Perfect Bedfellows
IT should be clear to anyone who knows anything about history and culture that the systematic assault on metaphysics over the last few centuries is directly related to the rise of international finance. That materialism and the capitalist economy have a symbiotic relationship seems utterly incontestable, whilst the mutually sustaining interaction that takes place between the two allows the secular culture of the former to endlessly reinforce the predatory greed and commercialism of the latter.
This deadly combination, by which the materialist mantras of “you only live once” or “shop ‘til you drop” conveniently enable the corporate powers-that-be to get their grubby hands on your disposable income, should serve as a benchmark for determining the character of any civilisation. The fact that this twofold relationship still proliferates in those countries considered to have broken ties with the mainstream, such as Trump’s America or Putin’s Russia, clearly illustrates that there has been no fundamental break with the past at all. Indeed, neither of these exploitative systems have made the slightest attempt to move away from the underlying paradigm that typifies modern civilisation and are busy strengthening the existing relationship between cultural materialism and the global capitalist economy by encouraging more consumption, more scientific mythology and more lies about the accumulation of wealth leading to untold happiness.
As for those among us, who readily allow this insatiable and covetous behaviour to continue, it seems ludicrous to think that a man who values his own soul could possibly worship at the feet of an American politician who sits on a golden toilet, or find the merest semblance of ‘tradition’ in a Russian oligarch who adorns himself with luxury watches that are worth millions of rubles. These examples, just two in an entire multitude of sickening personal excess, should be enough to tell you what really motivates such individuals and what lies in the very depths of their being.

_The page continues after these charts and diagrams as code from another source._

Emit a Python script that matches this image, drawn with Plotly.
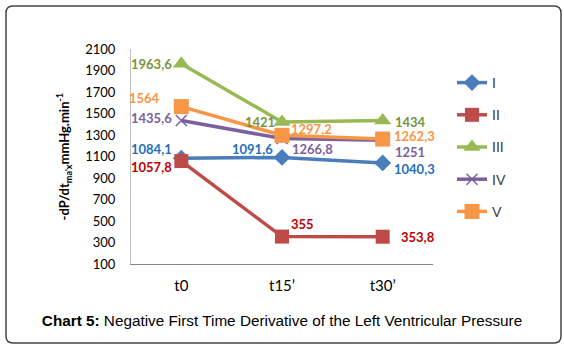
import plotly.graph_objects as go

categories = ["t0", "t15\u2019", "t30\u2019"]
series_names = ["I", "II", "III", "IV", "V"]
values_I = [1084.1, 1091.6, 1040.3]
values_II = [1057.8, 355, 353.8]
values_III = [1963.6, 1421, 1434]
values_IV = [1435.6, 1266.8, 1251]
values_V = [1564, 1297.2, 1262.3]
y_ticks = [100, 300, 500, 700, 900, 1100, 1300, 1500, 1700, 1900, 2100]

series_values = [values_I, values_II, values_III, values_IV, values_V]
line_colors = ["#4A7EBB", "#BE4B48", "#98B954", "#7D60A0", "#F79646"]
label_colors = ["#1F6FC0", "#C00000", "#77933C", "#7D60A0", "#F79646"]
symbols = ["diamond", "square", "triangle-up", "x-thin", "square"]
sizes = [13, 14, 15, 11, 15]

# label placement per point: (xanchor, xshift, yshift)
label_pos = [
    [("right", -7, 9), ("right", -7, 8), ("left", 9, -6)],
    [("right", -7, -6), ("left", 7, 13), ("left", 16, 0)],
    [("right", -7, 0), ("right", -5, 0), ("left", 10, -1)],
    [("right", -7, 2), ("left", 8, -10), ("left", 10, -12)],
    [("right", -19, 9), ("left", 7, 6), ("left", 9, 3)],
]

FONT = "Lato, 'Liberation Sans', Arial, sans-serif"

fig = go.Figure()
for i, name in enumerate(series_names):
    fig.add_trace(go.Scatter(
        x=categories, y=series_values[i], name=name, mode="lines+markers",
        line=dict(color=line_colors[i], width=3.5),
        marker=dict(symbol=symbols[i], size=sizes[i], color=line_colors[i],
                    line=dict(color=line_colors[i], width=1.5 if symbols[i] == "x-thin" else 0)),
        legendgroup=name,
    ))

annotations = []
for i in range(len(series_names)):
    for j, cat in enumerate(categories):
        anc, xs, ys = label_pos[i][j]
        v = series_values[i][j]
        txt = ("%g" % v).replace(".", ",")
        annotations.append(dict(
            x=cat, y=v, xref="x", yref="y", text="<b>%s</b>" % txt,
            showarrow=False, xanchor=anc, yanchor="middle", xshift=xs, yshift=ys,
            font=dict(family=FONT, size=13, color=label_colors[i])))

annotations.append(dict(
    xref="paper", yref="paper", x=-0.222, y=0.5,
    text="<b>-dP/dt<sub>ma'x</sub>mmHg.min<sup>-1</sup></b>",
    textangle=-90, showarrow=False, xanchor="center", yanchor="middle",
    font=dict(family=FONT, size=13, color="#000000")))

L, R, T, B = 131, 131, 49, 86
W, H = 564, 350
pw, ph = W - L - R, H - T - B

def px(xp):
    return (xp - L) / pw

def py(yp):
    return (H - B - yp) / ph

x0, x1, y0, y1, r = 6, 561, 6, 343, 7
path = (f"M {px(x0 + r)},{py(y0)} L {px(x1 - r)},{py(y0)} Q {px(x1)},{py(y0)} {px(x1)},{py(y0 + r)} "
        f"L {px(x1)},{py(y1 - r)} Q {px(x1)},{py(y1)} {px(x1 - r)},{py(y1)} "
        f"L {px(x0 + r)},{py(y1)} Q {px(x0)},{py(y1)} {px(x0)},{py(y1 - r)} "
        f"L {px(x0)},{py(y0 + r)} Q {px(x0)},{py(y0)} {px(x0 + r)},{py(y0)} Z")

fig.update_layout(
    width=W, height=H,
    margin=dict(l=L, r=R, t=T, b=B, pad=0),
    paper_bgcolor="white", plot_bgcolor="white",
    font=dict(family=FONT, color="#000000"),
    showlegend=True,
    legend=dict(xref="container", yref="container", x=452 / W, y=1 - 67 / H,
                xanchor="left", yanchor="top", tracegroupgap=11,
                font=dict(family=FONT, size=14, color="#404040"),
                bgcolor="rgba(0,0,0,0)", itemwidth=30),
    xaxis=dict(type="category", range=[-0.5, 2.5], showgrid=False, zeroline=False,
               showline=True, linecolor="#868686", linewidth=1, ticks="",
               tickfont=dict(family=FONT, size=15, color="#000000"), ticklabelstandoff=8),
    yaxis=dict(range=[100, 2100], tickvals=y_ticks, showgrid=False, zeroline=False,
               showline=True, linecolor="#BFBFBF", linewidth=1, ticks="",
               tickfont=dict(family=FONT, size=13, color="#000000"), ticklabelstandoff=12),
    title=dict(text="<b>Chart 5:</b> Negative First Time Derivative of the Left Ventricular Pressure",
               x=0.5, xref="container", y=1 - 321 / H, yref="container",
               xanchor="center", yanchor="middle",
               font=dict(family="'Liberation Sans', Arial, sans-serif", size=15.3, color="#000000")),
    annotations=annotations,
    shapes=[dict(type="path", path=path, xref="paper", yref="paper",
                 line=dict(color="#444444", width=1.5), layer="above")],
    hovermode=False,
)

fig.write_html("out.html", config={"displayModeBar": False, "staticPlot": True},
               post_script="document.body.style.margin='0';document.body.style.padding='0';")
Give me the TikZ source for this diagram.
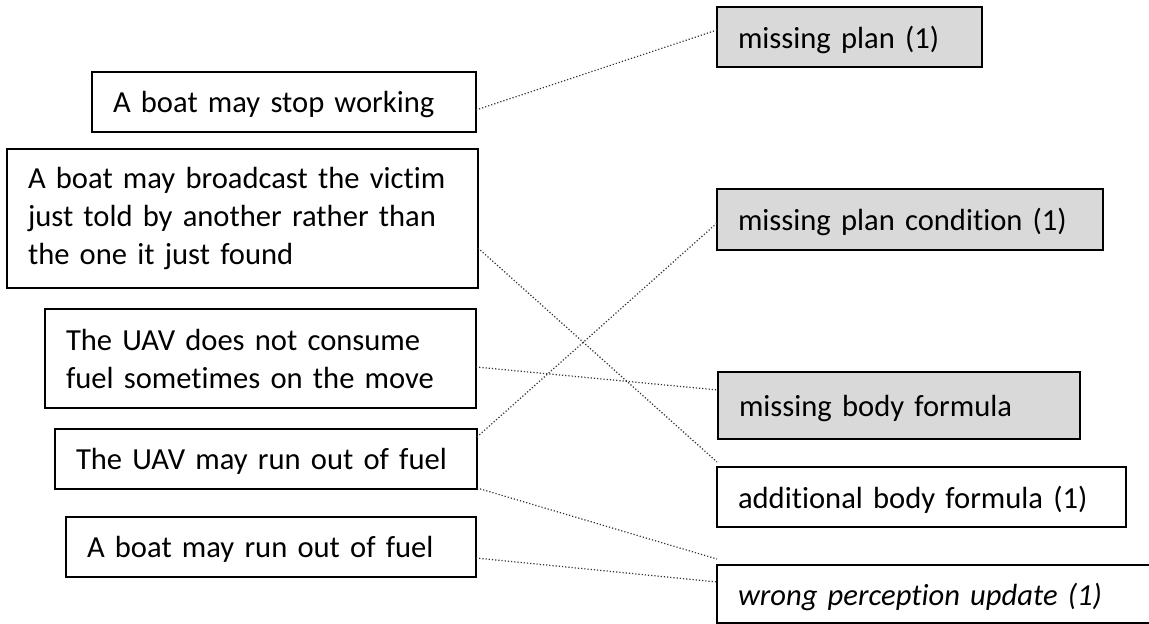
\documentclass[tikz,border=0pt]{standalone}
\usepackage{fontspec}
\setmainfont{Carlito}[Ligatures=NoCommon]
\usetikzlibrary{calc}
\begin{document}
\begin{tikzpicture}[x=0.5pt,y=-0.5pt,
  box/.style={draw=black, line width=0.9pt, inner xsep=10.5pt, inner ysep=0pt,
    outer sep=0pt, align=left, anchor=north west,
    font=\fontsize{15.3pt}{19pt}\selectfont,
    execute at begin node={\hyphenpenalty=10000\exhyphenpenalty=10000}},
  oneline/.style={text depth=-1.5pt},
  gbox/.style={box, fill=black!15},
  conn/.style={densely dotted, line width=0.6pt, black!80}]
\clip (0,0) rectangle (1149,624);
\fill[white] (0,0) rectangle (1149,624);
% left boxes
\node[box, oneline, minimum width=192pt, minimum height=30pt, text width=171pt] (A) at (92,72) {A boat may stop working};
\node[box, minimum width=235.5pt, minimum height=69.5pt, text width=214.5pt] (B) at (7,149) {A boat may broadcast the victim\\just told by another rather than\\the one it just found};
\node[box, minimum width=215.5pt, minimum height=49.5pt, text width=194.5pt] (C) at (45,309) {The UAV does not consume\\fuel sometimes on the move};
\node[box, oneline, minimum width=211pt, minimum height=30pt, text width=190pt] (D) at (55,429) {The UAV may run out of fuel};
\node[box, oneline, minimum width=205pt, minimum height=30pt, text width=184pt] (E) at (66,517) {A boat may run out of fuel};
% right boxes
\node[gbox, oneline, minimum width=132.5pt, minimum height=30pt, text width=111.5pt] (R1) at (717,7) {missing plan (1)};
\node[gbox, oneline, minimum width=193pt, minimum height=30.5pt, text width=172pt] (R2) at (717,189) {missing plan condition (1)};
\node[gbox, oneline, minimum width=181pt, minimum height=33.5pt, text width=160pt] (R3) at (718,372) {missing body formula};
\node[box, oneline, minimum width=204.5pt, minimum height=30pt, text width=183.5pt] (R4) at (717,467) {additional body formula (1)};
\node[box, oneline, minimum width=235pt, minimum height=29pt, text width=214pt] (R5) at (717,565) {\itshape wrong perception update (1)};
% connectors
\draw[conn] ($(A.east)+(0,8)$) -- ($(R1.west)+(0,-7)$);
\draw[conn] ($(B.east)+(0,29.5)$) -- ($(R4.north west)+(0,-5)$);
\draw[conn] ($(C.east)+(0,8.5)$) -- ($(R3.west)+(0,-15.5)$);
\draw[conn] ($(D.north east)+(0,8)$) -- ($(R2.west)+(0,3.5)$);
\draw[conn] ($(D.south east)+(0,-1)$) -- ($(R5.north west)+(0,-6)$);
\draw[conn] ($(E.east)+(0,11)$) -- ($(R5.west)+(0,-12)$);
\end{tikzpicture}
\end{document}
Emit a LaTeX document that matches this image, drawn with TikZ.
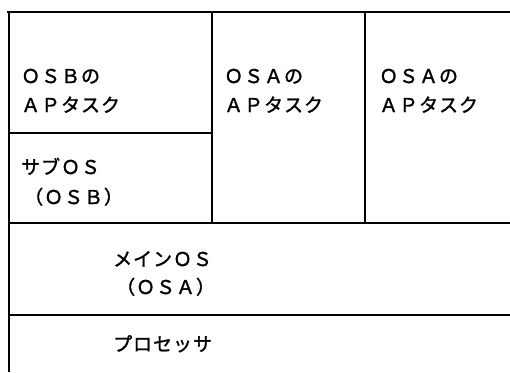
\documentclass[tikz,border=0pt]{standalone}
\usepackage{fontspec}
\newfontfamily\jp[LetterSpace=5,FakeBold=1.5]{Noto Sans CJK JP}
\tikzset{
  lbl/.style={anchor=base west, inner sep=0pt, font=\jp\fontsize{19}{22}\selectfont},
  thick line/.style={line width=2pt},
  thin line/.style={line width=1.3pt},
}
\begin{document}
\begin{tikzpicture}[x=1pt,y=-1pt]
\useasboundingbox (0,0) rectangle (510,372);
% outer lines
\draw[thick line] (7,12) -- (510,12);
\draw[thick line] (8.5,12) -- (8.5,372);
% inner lines
\draw[thin line] (212,12) -- (212,223);
\draw[line width=1.1pt] (365,12) -- (365,223);
\draw[thin line] (8.5,133) -- (212,133);
\draw[line width=1.5pt] (8.5,223) -- (510,223);
\draw[thin line] (8.5,315) -- (510,315);
% texts
\node[lbl] (b1) at (21,83) {ＯＳＢの};
\node[lbl] (b2) at (21,112) {ＡＰタスク};
\node[lbl] (a1) at (224,83) {ＯＳＡの};
\node[lbl] (a2) at (224,112) {ＡＰタスク};
\node[lbl] (c1) at (379,83) {ＯＳＡの};
\node[lbl] (c2) at (379,112) {ＡＰタスク};
\node[lbl] (s1) at (21,174) {サブＯＳ};
\node[lbl] (s2) at (24,204) {（ＯＳＢ）};
\node[lbl] (m1) at (113,266) {メインＯＳ};
\node[lbl] (m2) at (116,294) {（ＯＳＡ）};
\node[lbl] (p) at (113,351) {プロセッサ};
\end{tikzpicture}
\end{document}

Things will only start to improve once we have fully dislodged ourselves from the mercantile chains that keep us fixed to the establishment bedrock like a line of docile cows in a milking station. Thankfully, the materialist-capitalist axis contains the seeds of its own destruction and there will come a time when plastic junk, lottery scratch-cards and the piecemeal trinkets of technological gadgetry will no longer keep the masses from the mansion gates. This, it is hoped, will be accompanied by the earth-shattering realisation that none of it provides real happiness and that chasing after the latest commodified carrot-on-a-stick is simply a consequence of social conditioning. This is the ugly stain of modernism that people must learn to erase from their minds.